Local church commends national presbyterian church for amending its definition of marriage to include same-sex couples

Alexandra Seymour

Lexington Presbyterian Church supports the national Presbyterian Church’s vote last Tuesday to amend its constitution’s definition of marriage to include same-sex couples.

Instead of marriage being between “a man and a woman,” the Book of Order now reads that it is between “two people, traditionally a man and a woman.”

“It’s a good understanding of where our faith has been leading us,” Lexington Presbyterian Church Pastor Bill Klein said. “I think the church is meant to be inclusive, not exclusive, so I welcome it.”

But Klein said that even though he believes that any couple serious about their faith should be permitted to marry, he knows that not everybody will easily accept this new definition.

There are differing opinions among the members of Lexington Presbyterian Church and even the church’s session, which is the body of elected elders that govern each congregation.

“The big difference is how people understand what Scripture is,” Klein said.

While this definition change passed by a majority vote of 87 to 41 of the church’s 171 regional bodies, called presbyteries, it’s not mandated that churches enforce this new interpretation.

But Klein said that it’s not impossible that same-sex couples will be permitted to wed in Lexington.

“I don’t automatically marry any heterosexual couples,” Klein said. “[So] ones would not be automatically excluded because they were same sex.”

As of yet, no same-sex couples have requested marriage from Lexington Presbyterian Church.

After Klein is approached with a marriage request, he said he converses with them to see where they are coming from before recommending them to the church’s session.

The session then chooses whether to approve marriages on a case-by-case basis.
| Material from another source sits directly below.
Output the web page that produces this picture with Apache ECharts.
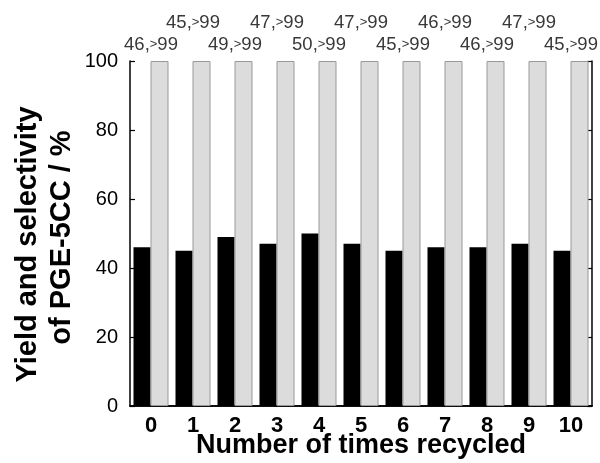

With 1.8 million members and about 10,000 congregations, Presbyterian Church USA is the largest Presbyterian denomination in the United States, making these effects widespread.

Opposition has primarily come from more conservative congregations of PCUSA, many of which have separated from the denomination.

“In His Word, the Bible, God has already defined marriage, as well as sin,” WorldNetDaily reported Evangelist Franklin Graham wrote on his Facebook page, “and we should obey that rather than looking for ways to redefine it according to the desires of our culture.”

But many Washington and Lee students have supported the church’s decision.

“I think it’s a great thing because it incorporates more people into the church, which means that more people get to know about God,” Esther Choi, ‘17, a member of the Presbyterian Church, said.

Choi’s view was supported by students like United Methodist Church member Katie Windle, ’17, who hopes the change will extend to her church as well.

“I think allowing same-sex couples to get married is better than just a civil union because the church is finally acknowledging that love is love no matter who it’s between,” Windle said. “Man and woman, man and man, woman and woman—it’s all the same.”

While others feel that the church should not redefine marriage because it challenges traditional beliefs, some are conflicted because they have friends and family that this amendment would benefit.

Due to the sensitivity of the matter, others interviewed declined to comment for publication.